Call Set Streaming Chunk Interval Ms on the subsystem with a value of 500.

[/Script/AbolethSTT.WhisperDeveloperSettings]
StreamingChunkIntervalMs=500

GPU budget

Each streaming pass runs a full Whisper encoder + decoder inference on the accumulated audio. At 500ms intervals, you get two passes per second. Monitor your frame times with Debug & Profiling to ensure the GPU budget stays comfortable for your target hardware.

Recommended Presets¶

These are starting points. Adjust to taste based on your hardware and environment.

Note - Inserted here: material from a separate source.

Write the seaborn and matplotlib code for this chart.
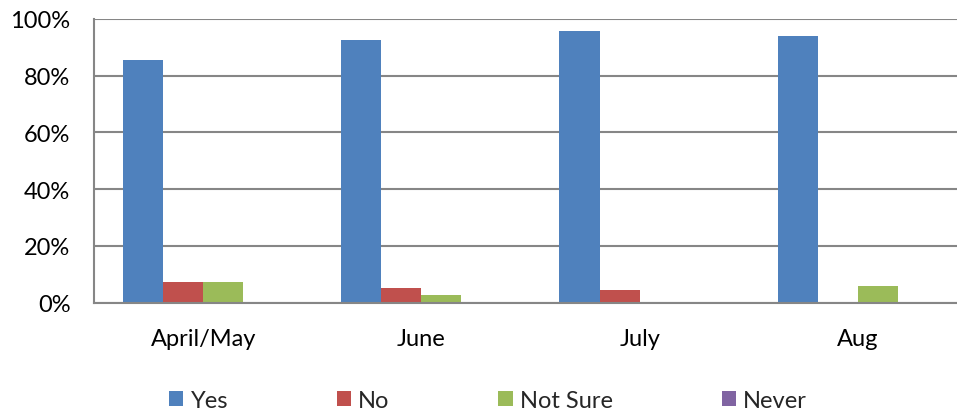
import pandas as pd
import matplotlib
matplotlib.use('Agg')
import matplotlib.pyplot as plt
from matplotlib.ticker import PercentFormatter
import seaborn as sns

# Data (shares of responses)
months = ['April/May', 'June', 'July', 'Aug']
responses = ['Yes', 'No', 'Not Sure', 'Never']
yes = [0.857, 0.925, 0.957, 0.941]
no = [0.071, 0.050, 0.043, 0.0]
not_sure = [0.071, 0.025, 0.0, 0.059]
never = [0.0, 0.0, 0.0, 0.0]
colors = ['#4F81BD', '#C0504D', '#9BBB59', '#8064A2']

rows = []
for resp, vals in zip(responses, [yes, no, not_sure, never]):
    for m, v in zip(months, vals):
        rows.append({'Month': m, 'Response': resp, 'Value': v})
df = pd.DataFrame(rows)

sns.set_style('white')
plt.rcParams['font.family'] = ['Lato', 'DejaVu Sans']

fig = plt.figure(figsize=(9.57, 4.14), dpi=100)
ax = fig.add_axes([94 / 957, 1 - 303.5 / 414, 873 / 957, 283.5 / 414])

sns.barplot(data=df, x='Month', y='Value', hue='Response', order=months,
            hue_order=responses, palette=colors, saturation=1, width=0.735,
            gap=0, errorbar=None, linewidth=0, ax=ax, legend=True)

ax.set_ylim(0, 1.0)
ax.set_yticks([0, 0.2, 0.4, 0.6, 0.8, 1.0])
ax.yaxis.set_major_formatter(PercentFormatter(1.0, decimals=0))
ax.grid(axis='y', color='#868686', linewidth=1.5)
ax.set_axisbelow(True)
for side in ['top', 'right']:
    ax.spines[side].set_visible(False)
for side in ['left', 'bottom']:
    ax.spines[side].set_color('#868686')
    ax.spines[side].set_linewidth(1.5)
ax.tick_params(axis='y', length=0, pad=17, labelsize=17, labelcolor='black')
ax.tick_params(axis='x', length=0, pad=18, labelsize=17, labelcolor='black')
ax.set_xlabel('')
ax.set_ylabel('')

handles, labels = ax.get_legend_handles_labels()
ax.get_legend().remove()
fig.legend(handles, labels, loc='center', bbox_to_anchor=(488 / 957, 0.031),
           ncol=4, frameon=False, fontsize=17, handlelength=0.62,
           handleheight=0.62, handletextpad=0.3, columnspacing=4.6,
           borderpad=0)

plt.savefig('out.png', dpi=100)
plt.close()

Quiet Room (Desktop Mic)Noisy EnvironmentVoice Commands (Short Utterances)

Setting	Value
`threshold`	`0.5`
`min_speech_duration_ms`	`250`
`min_silence_duration_ms`	`100`
`InputGainDb`	`0.0`
`StreamingChunkIntervalMs`	`1000`

Setting	Value
`threshold`	`0.7`
`min_speech_duration_ms`	`500`
`min_silence_duration_ms`	`200`
`InputGainDb`	`0.0`
`StreamingChunkIntervalMs`	`1000`

Setting	Value
`threshold`	`0.4`
`min_speech_duration_ms`	`100`
`min_silence_duration_ms`	`300`
`InputGainDb`	`6.0`
`StreamingChunkIntervalMs`	`500`